■ Required work ■
Give again only the lines running from the one with "Output the Python" through the one with "plt.rcParams['font.family'] = ['Liberation", inclusive. Omit every picture.

* BEGIN Records *

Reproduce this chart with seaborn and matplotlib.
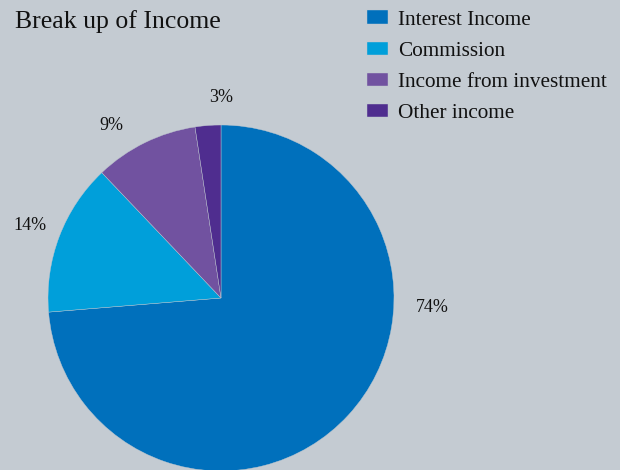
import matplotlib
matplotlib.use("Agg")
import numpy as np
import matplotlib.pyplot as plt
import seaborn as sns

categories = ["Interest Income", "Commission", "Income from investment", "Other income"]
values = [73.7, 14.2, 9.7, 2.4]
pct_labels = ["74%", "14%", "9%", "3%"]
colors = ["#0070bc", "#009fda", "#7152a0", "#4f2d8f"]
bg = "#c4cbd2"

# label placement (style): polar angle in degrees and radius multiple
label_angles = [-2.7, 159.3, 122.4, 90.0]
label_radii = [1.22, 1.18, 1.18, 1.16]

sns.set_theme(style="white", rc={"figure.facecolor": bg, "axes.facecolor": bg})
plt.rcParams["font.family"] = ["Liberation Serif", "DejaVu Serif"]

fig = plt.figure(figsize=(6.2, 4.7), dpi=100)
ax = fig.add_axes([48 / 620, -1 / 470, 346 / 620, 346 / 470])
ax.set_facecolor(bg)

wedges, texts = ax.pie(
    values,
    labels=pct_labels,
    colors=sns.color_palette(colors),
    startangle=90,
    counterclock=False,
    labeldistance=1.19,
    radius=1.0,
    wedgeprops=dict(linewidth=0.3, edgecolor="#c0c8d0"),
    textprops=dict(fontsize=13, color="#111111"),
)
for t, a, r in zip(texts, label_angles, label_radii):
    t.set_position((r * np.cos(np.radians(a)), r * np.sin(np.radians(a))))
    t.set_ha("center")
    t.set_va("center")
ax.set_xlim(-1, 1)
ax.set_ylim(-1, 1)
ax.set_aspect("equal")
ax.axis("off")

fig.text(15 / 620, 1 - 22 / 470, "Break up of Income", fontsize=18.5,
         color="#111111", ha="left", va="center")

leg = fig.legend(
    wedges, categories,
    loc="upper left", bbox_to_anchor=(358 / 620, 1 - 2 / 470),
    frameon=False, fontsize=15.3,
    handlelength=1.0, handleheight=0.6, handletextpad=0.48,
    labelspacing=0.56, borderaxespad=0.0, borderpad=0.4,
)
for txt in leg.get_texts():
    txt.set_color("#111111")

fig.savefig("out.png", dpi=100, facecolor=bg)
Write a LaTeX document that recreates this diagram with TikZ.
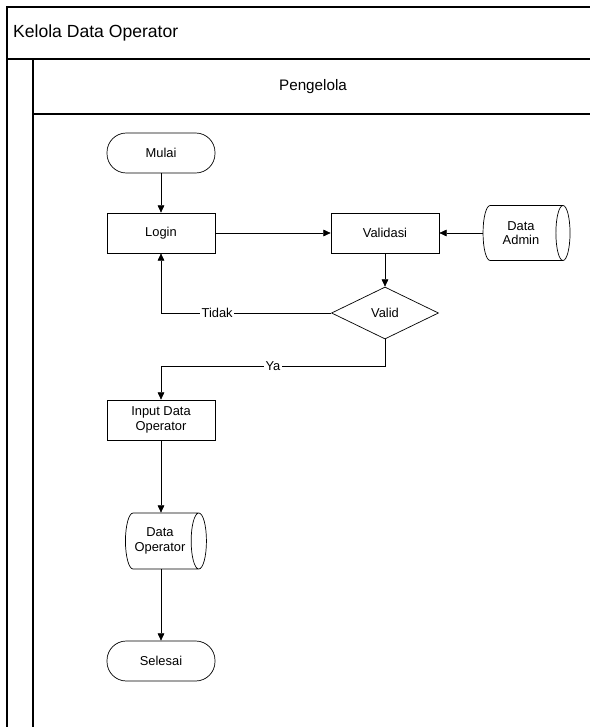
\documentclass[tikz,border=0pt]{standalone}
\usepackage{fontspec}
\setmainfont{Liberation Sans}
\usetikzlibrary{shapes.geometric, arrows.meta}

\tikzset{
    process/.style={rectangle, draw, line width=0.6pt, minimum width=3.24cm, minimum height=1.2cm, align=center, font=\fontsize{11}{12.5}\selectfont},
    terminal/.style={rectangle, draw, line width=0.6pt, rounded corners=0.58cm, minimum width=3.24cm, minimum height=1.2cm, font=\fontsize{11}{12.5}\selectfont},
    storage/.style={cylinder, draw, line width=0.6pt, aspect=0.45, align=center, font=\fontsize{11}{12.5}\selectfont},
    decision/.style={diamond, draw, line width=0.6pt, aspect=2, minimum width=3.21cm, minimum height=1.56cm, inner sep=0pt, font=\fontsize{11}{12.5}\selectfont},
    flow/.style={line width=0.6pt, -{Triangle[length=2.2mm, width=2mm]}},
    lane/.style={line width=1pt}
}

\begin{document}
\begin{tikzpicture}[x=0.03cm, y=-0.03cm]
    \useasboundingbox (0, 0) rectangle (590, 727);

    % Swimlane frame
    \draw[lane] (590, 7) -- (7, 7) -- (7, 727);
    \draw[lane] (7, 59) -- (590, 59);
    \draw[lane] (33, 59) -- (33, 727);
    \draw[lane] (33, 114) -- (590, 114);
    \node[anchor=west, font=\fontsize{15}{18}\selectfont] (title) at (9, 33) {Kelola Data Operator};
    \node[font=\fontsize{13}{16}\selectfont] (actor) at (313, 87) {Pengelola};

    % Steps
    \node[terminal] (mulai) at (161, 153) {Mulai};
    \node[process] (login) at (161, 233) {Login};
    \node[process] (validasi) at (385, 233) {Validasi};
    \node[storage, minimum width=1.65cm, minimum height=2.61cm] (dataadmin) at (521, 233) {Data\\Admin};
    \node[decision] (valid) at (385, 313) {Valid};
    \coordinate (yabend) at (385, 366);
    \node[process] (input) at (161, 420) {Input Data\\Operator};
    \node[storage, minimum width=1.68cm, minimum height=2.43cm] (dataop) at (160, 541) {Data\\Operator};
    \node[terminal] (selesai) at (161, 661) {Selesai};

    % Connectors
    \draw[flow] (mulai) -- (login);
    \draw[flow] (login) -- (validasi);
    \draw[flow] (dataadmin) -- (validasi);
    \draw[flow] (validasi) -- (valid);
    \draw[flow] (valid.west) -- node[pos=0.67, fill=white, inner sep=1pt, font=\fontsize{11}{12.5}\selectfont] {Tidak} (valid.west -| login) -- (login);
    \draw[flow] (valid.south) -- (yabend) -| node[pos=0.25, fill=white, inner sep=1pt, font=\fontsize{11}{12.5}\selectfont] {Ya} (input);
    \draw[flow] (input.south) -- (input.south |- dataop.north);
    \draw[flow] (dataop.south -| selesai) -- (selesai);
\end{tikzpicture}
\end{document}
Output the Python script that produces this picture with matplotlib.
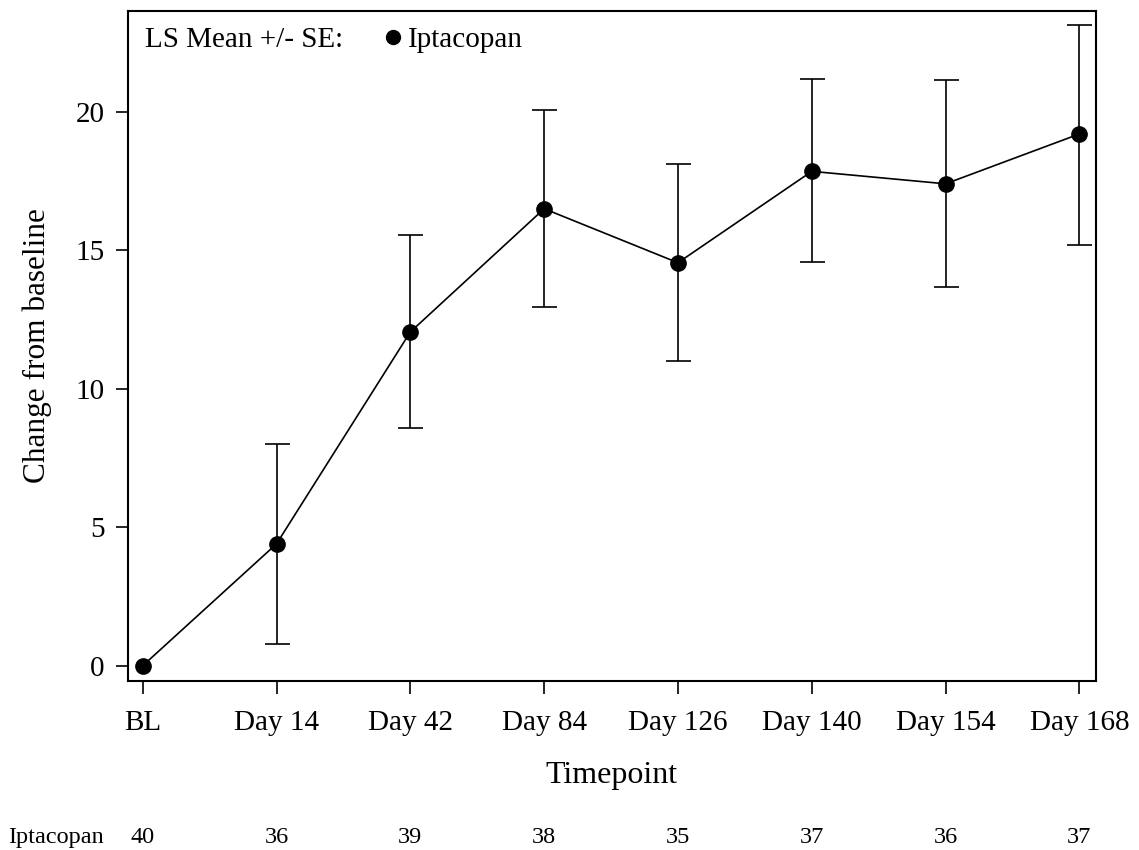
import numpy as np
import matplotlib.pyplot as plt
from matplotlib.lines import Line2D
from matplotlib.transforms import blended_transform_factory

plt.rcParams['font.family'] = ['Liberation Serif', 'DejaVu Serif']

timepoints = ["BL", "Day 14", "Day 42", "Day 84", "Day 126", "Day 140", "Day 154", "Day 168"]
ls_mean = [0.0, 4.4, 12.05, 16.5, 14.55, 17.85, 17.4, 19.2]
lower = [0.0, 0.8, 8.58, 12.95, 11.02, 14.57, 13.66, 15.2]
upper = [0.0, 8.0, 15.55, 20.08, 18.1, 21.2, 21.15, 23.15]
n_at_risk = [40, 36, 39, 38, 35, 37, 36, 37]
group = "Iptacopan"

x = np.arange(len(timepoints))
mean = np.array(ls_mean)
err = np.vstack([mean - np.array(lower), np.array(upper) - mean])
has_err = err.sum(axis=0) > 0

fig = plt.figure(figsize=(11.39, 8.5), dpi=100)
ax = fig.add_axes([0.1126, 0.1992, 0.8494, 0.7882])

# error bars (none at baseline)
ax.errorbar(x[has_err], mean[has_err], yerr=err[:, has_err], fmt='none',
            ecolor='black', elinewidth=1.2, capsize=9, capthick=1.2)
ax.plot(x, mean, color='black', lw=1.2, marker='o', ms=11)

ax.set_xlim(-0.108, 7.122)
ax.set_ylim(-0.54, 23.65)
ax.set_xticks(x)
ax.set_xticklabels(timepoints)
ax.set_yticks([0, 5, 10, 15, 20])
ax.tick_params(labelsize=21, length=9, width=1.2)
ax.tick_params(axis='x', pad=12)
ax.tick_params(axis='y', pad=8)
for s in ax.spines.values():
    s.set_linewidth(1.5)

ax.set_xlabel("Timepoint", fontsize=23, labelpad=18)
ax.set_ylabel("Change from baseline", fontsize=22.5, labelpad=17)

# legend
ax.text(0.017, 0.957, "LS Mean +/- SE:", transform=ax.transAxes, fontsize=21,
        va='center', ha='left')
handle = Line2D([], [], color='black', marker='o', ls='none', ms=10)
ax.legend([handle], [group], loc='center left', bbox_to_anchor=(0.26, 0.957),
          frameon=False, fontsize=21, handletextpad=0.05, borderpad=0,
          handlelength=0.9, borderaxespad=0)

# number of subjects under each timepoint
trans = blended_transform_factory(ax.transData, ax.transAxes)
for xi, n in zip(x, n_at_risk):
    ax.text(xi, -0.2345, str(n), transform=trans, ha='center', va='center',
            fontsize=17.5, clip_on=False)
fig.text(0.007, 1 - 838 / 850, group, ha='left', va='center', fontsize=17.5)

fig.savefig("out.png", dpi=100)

* END Records *

■ Result of the task ■
Output the Python script that produces this picture with matplotlib.
import numpy as np
import matplotlib.pyplot as plt
from matplotlib.lines import Line2D
from matplotlib.transforms import blended_transform_factory

plt.rcParams['font.family'] = ['Liberation Serif', 'DejaVu Serif']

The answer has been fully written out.